Six Keys to Success
1) Curb appeal counts. Most home buyers want homes which look great from the outside. It’s not just a question of curb appeal — it’s about perception. If a home looks good from the street it probably means the property is ready for a new occupant without a lot of cost or hassle.
Buyers tend to pass on a home that doesn’t appeal to them from the street — not even bothering to look inside. An experienced local REALTOR®, such as myself, can show you how to generate the most curb appeal with the least cost.
2) A clutter-free home. With the new emphasis on cash sales and speed owners must show homes which are free and clear of clutter. A clutter-free home will make interior spaces look larger and eliminates the need to get rid of stuff when you are in the throes of moving. It makes sense to donate or reduce clutter before a home is placed on the market — not only as a sales tactic but also as a practical step toward relocation.
3) Working condition. Having your home’s systems in good mechanical condition is an advantage in today’s market. Most distressed homes can’t compete when it comes to such basics as working heating, plumbing and air-conditioning. Properties that can readily pass a professional home inspection are often easier to finance, and are generally more appealing to buyers who don’t want to face the unknown costs and delays sometimes associated with major renovations.
4) List and negotiate properly. A seasoned REALTOR®, such as myself, can show owners how best to market a particular home according to such factors as location, price, condition and financing. Owners want to work with us because our experience brings value and confidence to a transaction, factors that are enormously important in a changing marketplace.”

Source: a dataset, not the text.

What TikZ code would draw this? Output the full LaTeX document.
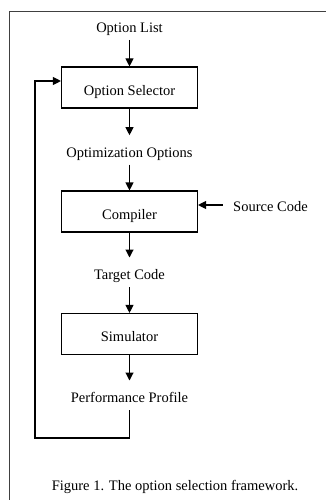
\documentclass[tikz,border=0pt]{standalone}
\usepackage{fontspec}
\setmainfont{Liberation Serif}
\usetikzlibrary{arrows.meta}
\begin{document}
\begin{tikzpicture}[x=1pt,y=-1pt,
  every node/.style={font=\fontsize{14.5}{17}\selectfont},
  box/.style={draw, line width=1.1pt, minimum width=136pt, minimum height=41pt, inner sep=0pt, text height=15.4pt, text depth=0pt},
  lbl/.style={text height=9.6pt, text depth=3.1pt, inner xsep=1pt, inner ysep=0pt},
  arr/.style={line width=1.1pt, -{Triangle[length=8pt,width=8pt]}},
  frame/.style={line width=0.9pt, black!75}]
\useasboundingbox (0,0) rectangle (326,500);
\draw[frame] (326,11) -- (9,11) -- (9,500);
\node[lbl, anchor=base] (ol) at (129.5,32.3) {Option List};
\node[box] (sel) at (129.5,87.5) {Option Selector};
\node[lbl, anchor=base] (oo) at (129.5,157) {Optimization Options};
\node[box] (cmp) at (129.5,211.5) {Compiler};
\node[lbl, anchor=base] (tc) at (129.5,279.3) {Target Code};
\node[box] (sim) at (129.5,334) {Simulator};
\node[lbl, anchor=base] (pp) at (129.5,402.3) {Performance Profile};
\node[lbl, anchor=base west] (src) at (232,211.7) {Source Code};
\node[anchor=base] (cap) at (175,490.7) {Figure 1. The option selection framework.};
\draw[arr, shorten <=4.4pt] (ol.south) -- (sel.north);
\draw[arr, shorten >=12pt] (sel.south) -- (oo.north);
\draw[arr, shorten <=4.4pt] (oo.south) -- (cmp.north);
\draw[arr, shorten >=12pt] (cmp.south) -- (tc.north);
\draw[arr, shorten <=4.4pt] (tc.south) -- (sim.north);
\draw[arr, shorten >=12pt] (sim.south) -- (pp.north);
\coordinate (f1) at (129.5,438);
\coordinate (f2) at (35,438);
\coordinate (f3) at (35,81);
\draw[arr, shorten <=4.4pt] (pp.south) -- (f1) -- (f2) -- (f3) -- (f3 -| sel.west);
\coordinate (s1) at (222.7,205);
\draw[arr] (s1) -- (s1 -| cmp.east);
\end{tikzpicture}
\end{document}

5) Seek prequalified buyers. While many sales may be for cash, the majority still require financing. It would be frustrating to enter into a sales contract with a potential buyer who ultimately cannot obtain financing to purchase your home — meaning you have lost time — and potentially money — and then you have to start over. When a home is shown by appointment, the buyer should have a pre-qualification letter in hand.
Such letters from lenders are not binding but at least show that the purchaser sat down with a loan officer and has some realistic sense of what he or she can reasonably afford.
6) Distressed properties. Roughly 30 percent of today’s home sales involve “distressed” properties — a term which includes short sales and foreclosed properties owned by lenders. You need to consider the distressed properties in your neighborhood when pricing and marketing your home. These properties typically sell at discount, especially in major foreclosure centers and sometimes require substantial repair and rehabilitation.